Geopolitical gains for India

The success of India’s moon mission will improve New Delhi’s bargaining position vis-a-vis BRICS nation, which consists of China and Russia in collaborative efforts when it comes to the Moon, she said. “As for the G-20 summit, showcasing such advanced space technology builds reputation for innovation, and the fact that India did it indigenously adds to its persevering nature in regard to space technology, something other nations will notice and view India as a partner of choice in regard to space cooperation,” Professor Goswami added.

The presence of water, which could be refined into rocket fuel in the future, suggests an opportunity for other countries to use the lunar South Pole region as a base for deeper space exploration, which is where experts feel India has an edge.

The way forward

Experts feel the lunar landing will also boost India’s economy by kickstarting private space exploration programs. “Especially after India has taken a major decision to orient its entire space ecosystem for privatisation. You see, this with its 2023 space policy where the private sector will now be tasked and supported to manufacture the space systems that India will build going forward, with ISRO playing the key role of research and development. This will extend to the lunar missions as well, especially in building launch systems and lander technology,” Professor Goswami said.

The success of the Chandrayaan-3 mission on Wednesday is likely to boost the Centre’s ambitious Make-in-India programme by spurring investments in private space launches and related satellite-based businesses. Shares of Indian space-sector companies have rallied. The processors were built by Ministry of Electronics and Information Technology’s SCL in Mohali, and they are expected to give a fillip to India’s efforts to boost research in semiconductors too. In April, the government announced a landmark Space Policy, which allows the private sector access to a range of space activities.

Dr Hubbard said that in the US, commercial Aviation is a larger market than space. However, the space market continues to grow every year. “The success of SpaceX, Blue Origin and other smaller start-ups show there is clearly a low Earth Orbit space business developing. India might participate in this if it has three ingredients: 1) High net worth entrepreneurs; 2) Highly-trained aerospace engineers; 3) A business ecosystem that encourages such risk taking. It is no accident that SpaceX was founded in Silicon Valley and that Blue Origin is located in Seattle: home of Boeing.”

Professor Goswami said India is a signatory to the Artemis Accords and the success of the Chandrayaan-3 mission as well as the fact that its rover (Pragyan) is carrying an experiment to study the lunar elements, supports the Artemis Accords preamble that includes space resource utilisation and building sustainable lunar presence. “As such, understanding the Moon’s South Pole region is key.
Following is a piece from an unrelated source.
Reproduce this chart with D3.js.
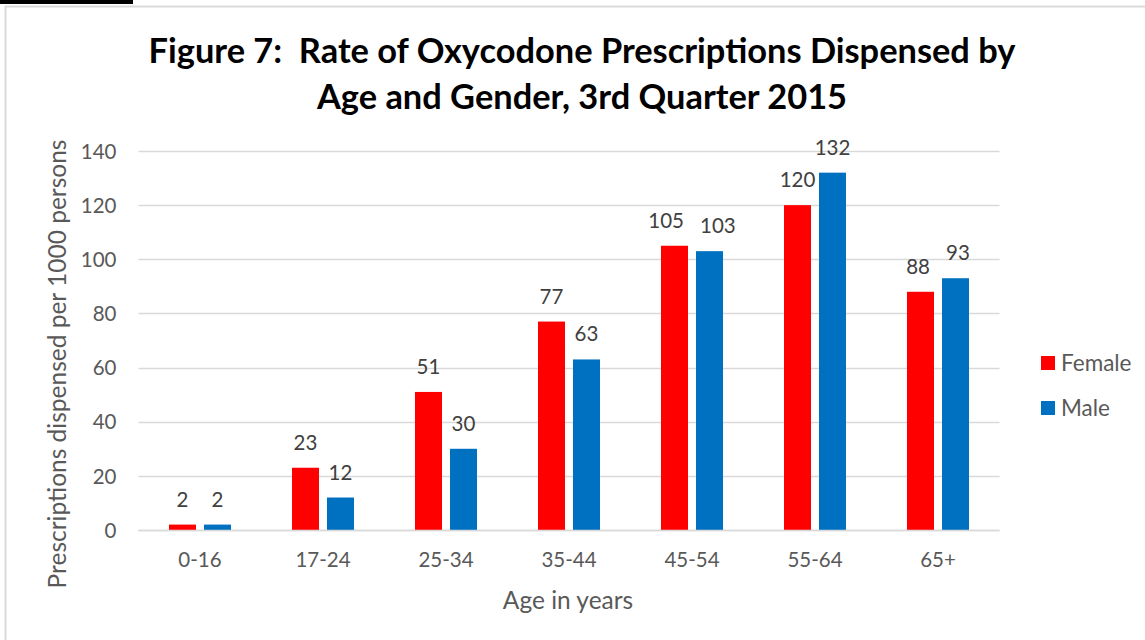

ISRO can play a role in research and development in partnership with NASA to further develop that end-to-end space capacity,” she said.

A new race in space

Some also feel the geopolitical rivalry among space faring nations could become stronger after Chandrayaan.

“You could see the geopolitical angle of space with the U.S. drafted and now India signed Artemis Accords and the China-led and Russia signed International Lunar Research Station. There are several missions already planned for the Moon with a 2024 China Lunar South Pole sample return, 2028 South Pole survey mission, 2030 Chinese taikonauts landing on the Moon and finally by 2036 China building a research base in collaboration with Russia, Venezuela. Pakistan is also showing interest in joining China. This competition will play out based on who has a permanent presence on the lunar surface, who will build that base first, as well as who will succeed in building the regulatory and normative regimes for the Moon,” Professor Goswami said.

Dr Hubbard, however, said people often speak of a Chinese-US space race to put humans on the Moon and Mars. “While the Administrator of NASA has mentioned this in Congressional testimony, the overt attributes do not yet seem as evident as the US-Soviet “space race” of the 1960’s Apollo era.”